I used most of the time that day to visit relatives before returning home to find a distraction from current events. This, of course, was difficult since the news was being broadcast over almost every type of media. However, there was to come a silver lining on the ash covered clouds.
Her name was - and I'm trying not to be the stereotypical homosexual - my mother.
She called me up at 4 in the afternoon, a hint of excitement in her voice, telling me that because of the ash cloud currently consuming northern Europe no planes were going. It was at this point i abruptly reminded her that this information was not new and (more to the point) not making me feel better. She proceeded to tell me that there were stranded Brits in Bergen, unable to fly back and thus the British government ask a ferry company to send a boat from Orkney to Bergen. Since i was living in Orkney at the time, this seemed like an opportunity that not only had to be jumped upon but darted, tied down and beaten into submission.
I called the ferry company at once, enthusiasm nearly overflowing. After much tooing and froing i managed to secure myself passage to Bergen. This was not going to be an easy journey, my fear of boats coupled with the 20 hour voyage was nearly enough for me to back out but i gathered myself, and my belongings, and prepared myself for the bumpy ride ahead.

Saturday 7 August 2010

A Poem

Sweat glittering like faires dancing,
Sweet breath escaping in waves of wonder
We were so close, so connected.
People call it love, and it's opposing.

I felt it.
Thud, thud, thud: Thud. The heart beat of this symbiotic event.
There were two of us, not just him nor me,
Although the latter was soon not to be.

He withdrew
What a mess!
Anger, sadness, love, hate,
Pale, and loving the moment of course.
He left me there; lying, shaking
In disbelief of this magestic creature.
So strong and beautiful, perfect curves and a
Perfected Temper.

Slam!
He shut the door and fled.
This wonderous creation that had
Left a hole in my chest.


All copyrights owned by Steven Michael Flett

Saturday 4 July 2009

Back From My Travels

Well. I'm back. Pure and simply.

And what an amazing trip!!!!!

I will be writting in way more detail but im at a friend's house at the moment and i've been drinking so you wont get the same kind of snappy witticisms that you've become acustome to.

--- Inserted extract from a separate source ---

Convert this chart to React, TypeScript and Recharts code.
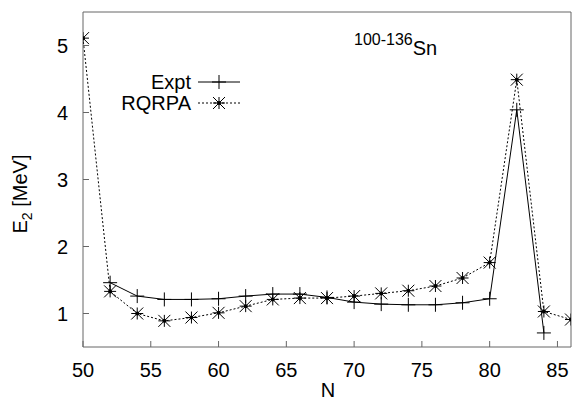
import { LineChart, Line, XAxis, YAxis } from "recharts";

// neutron numbers and E2 energies (MeV)
const nExpt = [52, 54, 56, 58, 60, 62, 64, 66, 68, 70, 72, 74, 76, 78, 80, 82, 84];
const eExpt = [1.46, 1.26, 1.21, 1.21, 1.22, 1.26, 1.29, 1.29, 1.24, 1.17, 1.14, 1.13, 1.13, 1.16, 1.22, 4.04, 0.71];

const nCalc = [50, 52, 54, 56, 58, 60, 62, 64, 66, 68, 70, 72, 74, 76, 78, 80, 82, 84, 86];
const eCalc = [5.11, 1.33, 1.0, 0.89, 0.94, 1.01, 1.11, 1.21, 1.23, 1.23, 1.26, 1.3, 1.34, 1.41, 1.53, 1.76, 4.49, 1.03, 0.91];

const xTicks = [50, 55, 60, 65, 70, 75, 80, 85];
const yTicks = [1, 2, 3, 4, 5];

const expt = nExpt.map((n, i) => ({ n, e: eExpt[i] }));
const calc = nCalc.map((n, i) => ({ n, e: eCalc[i] }));

const FONT = "'Liberation Sans', Arial, sans-serif";
const FRAME = "#666";
const W = 574;
const H = 406;
// plot box: x 83..571, y 12..347 (axes take 1px each)
const PL = 83;
const PR = 571;
const PT = 12;
const PB = 347;
const M = { top: PT - 1, right: W - PR - 1, left: PL - 1, bottom: H - PB - 1 };

function Plus({ cx, cy, size = 7 }: any) {
  return (
    <g stroke="#000" strokeWidth={1}>
      <line x1={cx - size} y1={cy} x2={cx + size} y2={cy} />
      <line x1={cx} y1={cy - size} x2={cx} y2={cy + size} />
    </g>
  );
}

function Star({ cx, cy, size = 6 }: any) {
  const d = size;
  return (
    <g stroke="#000" strokeWidth={1}>
      <line x1={cx - size} y1={cy} x2={cx + size} y2={cy} />
      <line x1={cx} y1={cy - size} x2={cx} y2={cy + size} />
      <line x1={cx - d} y1={cy - d} x2={cx + d} y2={cy + d} />
      <line x1={cx - d} y1={cy + d} x2={cx + d} y2={cy - d} />
      <circle cx={cx} cy={cy} r={2} fill="#000" stroke="none" />
    </g>
  );
}

export default function App() {
  return (
    <div style={{ position: "absolute", left: 0, top: 0, width: W, height: H, background: "#fff" }}>
      <LineChart width={W} height={H} margin={M}>
        <XAxis
          xAxisId="b"
          type="number"
          dataKey="n"
          domain={[50, 86]}
          ticks={xTicks}
          height={1}
          allowDataOverflow
          axisLine={{ stroke: FRAME }}
          tickLine={false}
          tickSize={0}
          tick={(p: any) => (
            <g key={"xb" + p.payload.value}>
              <line x1={p.x} x2={p.x} y1={PB} y2={PB - 6} stroke={FRAME} />
              <text x={p.x} y={PB + 30} textAnchor="middle" fontFamily={FONT} fontSize={20} fill="#000">
                {p.payload.value}
              </text>
            </g>
          )}
        />
        <XAxis
          xAxisId="t"
          orientation="top"
          type="number"
          dataKey="n"
          domain={[50, 86]}
          ticks={xTicks}
          height={1}
          axisLine={{ stroke: FRAME }}
          tickLine={false}
          tickSize={0}
          tick={(p: any) => (
            <line key={"xt" + p.payload.value} x1={p.x} x2={p.x} y1={PT} y2={PT + 6} stroke={FRAME} />
          )}
        />
        <YAxis
          yAxisId="l"
          type="number"
          domain={[0.5, 5.5]}
          ticks={yTicks}
          width={1}
          axisLine={{ stroke: FRAME }}
          tickLine={false}
          tickSize={0}
          tick={(p: any) => (
            <g key={"yl" + p.payload.value}>
              <line x1={PL} x2={PL + 6} y1={p.y} y2={p.y} stroke={FRAME} />
              <text x={PL - 15} y={p.y + 7} textAnchor="end" fontFamily={FONT} fontSize={20} fill="#000">
                {p.payload.value}
              </text>
            </g>
          )}
        />
        <YAxis
          yAxisId="r"
          orientation="right"
          type="number"
          domain={[0.5, 5.5]}
          ticks={yTicks}
          width={1}
          axisLine={{ stroke: FRAME }}
          tickLine={false}
          tickSize={0}
          tick={(p: any) => (
            <line key={"yr" + p.payload.value} x1={PR} x2={PR - 6} y1={p.y} y2={p.y} stroke={FRAME} />
          )}
        />
        <Line
          xAxisId="b"
          yAxisId="l"
          data={calc}
          dataKey="e"
          stroke="#000"
          strokeWidth={1}
          strokeDasharray="2 2"
          isAnimationActive={false}
          dot={(p: any) => <Star key={"c" + p.index} cx={p.cx} cy={p.cy} />}
        />
        <Line
          xAxisId="b"
          yAxisId="l"
          data={expt}
          dataKey="e"
          stroke="#000"
          strokeWidth={1}
          isAnimationActive={false}
          dot={(p: any) => <Plus key={"x" + p.index} cx={p.cx} cy={p.cy} />}
        />
      </LineChart>
      <svg
        width={W}
        height={H}
        style={{ position: "absolute", left: 0, top: 0, pointerEvents: "none" }}
        fontFamily={FONT}
      >
        {/* legend */}
        <text x={191} y={89} textAnchor="end" fontSize={20}>Expt</text>
        <line x1={198} x2={240} y1={82} y2={82} stroke="#000" />
        <Plus cx={219} cy={82} />
        <text x={191} y={110} textAnchor="end" fontSize={20}>RQRPA</text>
        <line x1={198} x2={240} y1={103} y2={103} stroke="#000" strokeDasharray="2 2" />
        <Star cx={219} cy={103} />
        {/* nucleus label */}
        <text x={354} y={55} fontSize={20}>
          <tspan fontSize={16} dy={-10}>100-136</tspan>
          <tspan dy={10}>Sn</tspan>
        </text>
        {/* axis titles */}
        <text x={328} y={397} textAnchor="middle" fontSize={20}>N</text>
        <text transform="translate(27,194) rotate(-90)" textAnchor="middle" fontSize={20}>
          E<tspan fontSize={14} dy={5}>2</tspan>
          <tspan dy={-5}> [MeV]</tspan>
        </text>
      </svg>
    </div>
  );
}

Seriously though, it was an incredible event in my life.
This will be a quick overview for those of you who will follow this with a touch more subscription.
Bascially we saw the highlights and delights of Olympia, a county about 60 miles south of Seattle, Seattle the city itself, San Francisco - which by the way was truly outstanding - saw a Big Tree, a Drive Thru tree, a Town called Eureka and Cou's Bay (which is you come from Scotland is a little funny : explanation en route) and finaly a place by the name of Norway Park.

The people, the sights, the sounds, smells, places and things we saw and did all orchestrated to making this trip wonderfully magnificant.